Musharraf is by far the most interesting character to emerge in that part of the world in some time, and those of us who've long backed him (see my column of October 21st, 1999) as Pakistan's least worst option have been impressed by his actions since September 11th. As I wrote recently, the British should never have created Pakistan (it was a typical botched job by that silly old queen Mountbatten). Nor should the British have created the ISI, the Pakistani intelligence service whose "rogue elements" (a term covering about 97% of employees) have their fingerprints on at least some of the outlying parts of the Pearl crime scene. Nor should Pakistan's charming, urbane, westernized elite -- a ruling class whose only deficiency is that they're incapable of ruling -- ever have acceded to the Islamicization of Pakistan's British-derived legal system, under which, for example, Muslims who behead Muslims face the death penalty but Muslims who behead non-Muslims don't. No matter how zealously the Pakistani police pursue Daniel Pearl's murderers, in law his life is of less value than theirs.

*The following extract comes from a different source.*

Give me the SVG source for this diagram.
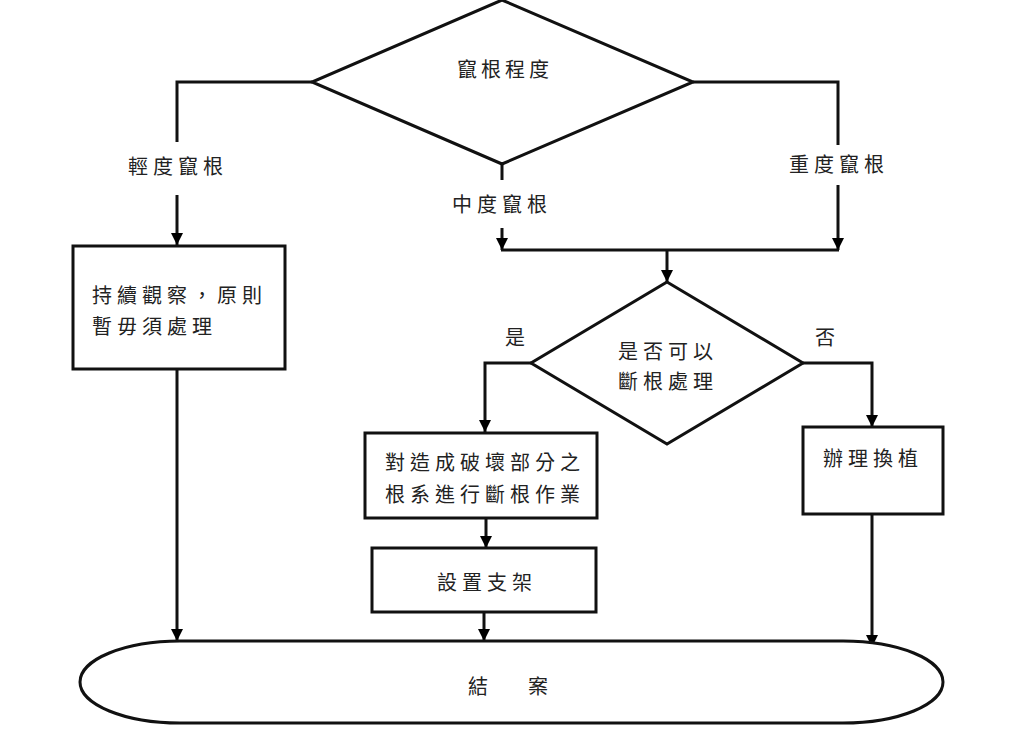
<svg xmlns="http://www.w3.org/2000/svg" width="1024" height="741" viewBox="0 0 1024 741">
<defs>
<marker id="arr" markerUnits="userSpaceOnUse" markerWidth="12" markerHeight="12" refX="12" refY="6" orient="auto">
<path d="M0,0 L12,6 L0,12 z" fill="#000"/>
</marker>
<style>
.s{fill:#fff;stroke:#111;stroke-width:3}
.c{fill:none;stroke:#111;stroke-width:3}
.a{marker-end:url(#arr)}
text{font-family:"Noto Sans CJK TC","Noto Sans CJK SC",sans-serif;font-size:20px;fill:#222;letter-spacing:5px}
</style>
</defs>
<rect width="1024" height="741" fill="#fff"/>
<g id="connectors">
<polyline class="c" points="312,82 177,82 177,142"/>
<line class="c a" x1="177" y1="195" x2="177" y2="245"/>
<polyline class="c" points="693,82 838,82 838,145"/>
<line class="c a" x1="838" y1="185" x2="838" y2="250"/>
<line class="c" x1="502" y1="164" x2="502" y2="180"/>
<line class="c a" x1="502" y1="228" x2="502" y2="250"/>
<line class="c" x1="501" y1="250" x2="839" y2="250"/>
<line class="c a" x1="667" y1="250" x2="667" y2="282"/>
<polyline class="c a" points="531,363 485,363 485,432"/>
<polyline class="c a" points="803,363 872,363 872,427"/>
<line class="c a" x1="486" y1="518" x2="486" y2="548"/>
<line class="c a" x1="484" y1="612" x2="484" y2="641"/>
<line class="c a" x1="177" y1="369" x2="177" y2="641"/>
<line class="c a" x1="872" y1="514" x2="872" y2="647"/>
<text x="128" y="174">輕度竄根</text>
<text x="452" y="212">中度竄根</text>
<text x="789" y="172">重度竄根</text>
<text x="505" y="345">是</text>
<text x="815" y="345">否</text>
</g>
<g id="n-degree">
<polygon class="s" points="502,0 693,82 502,164 312,82"/>
<text x="457" y="77" style="letter-spacing:4px">竄根程度</text>
</g>
<g id="n-observe">
<rect class="s" x="73" y="246" width="212" height="123"/>
<text x="92" y="303">持續觀察，原則</text>
<text x="92" y="334">暫毋須處理</text>
</g>
<g id="n-decide">
<polygon class="s" points="667,282 803,363 667,444 531,363"/>
<text x="618" y="359">是否可以</text>
<text x="618" y="389">斷根處理</text>
</g>
<g id="n-cut">
<rect class="s" x="365" y="433" width="232" height="85"/>
<text x="385" y="470">對造成破壞部分之</text>
<text x="385" y="502">根系進行斷根作業</text>
</g>
<g id="n-support">
<rect class="s" x="372" y="548" width="224" height="64"/>
<text x="437" y="590">設置支架</text>
</g>
<g id="n-replant">
<rect class="s" x="803" y="427" width="140" height="87"/>
<text x="823" y="466">辦理換植</text>
</g>
<g id="n-end">
<rect class="s" x="80" y="641" width="863" height="82" rx="100" ry="41"/>
<text x="468" y="694" style="letter-spacing:40px">結案</text>
</g>
</svg>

This then is Musharraf's moment. Will he allow his country's darkest forces to maintain his people in their squalor? Or will he do as Ataturk did after the collapse of the Ottoman Empire? If Pakistan did not exist, it would not be necessary to invent it. But it does exist, so it's necessary to reinvent it, to reverse the vast catalogue of errors made by every wretched administrator from Lord Mountbatten to Nawaz Sharif. At the very least, the General needs to dismantle the ISI and announce immediately that the Islamic biases of the justice system are being abolished and that all individuals are equal before the law.

The Americans will provide certain incentives for him to do this. If Musharraf demurs, Washington will make other arrangements. It's his choice: He can try to ride the tiger, or resolve to kill it and hang it in his trophy room.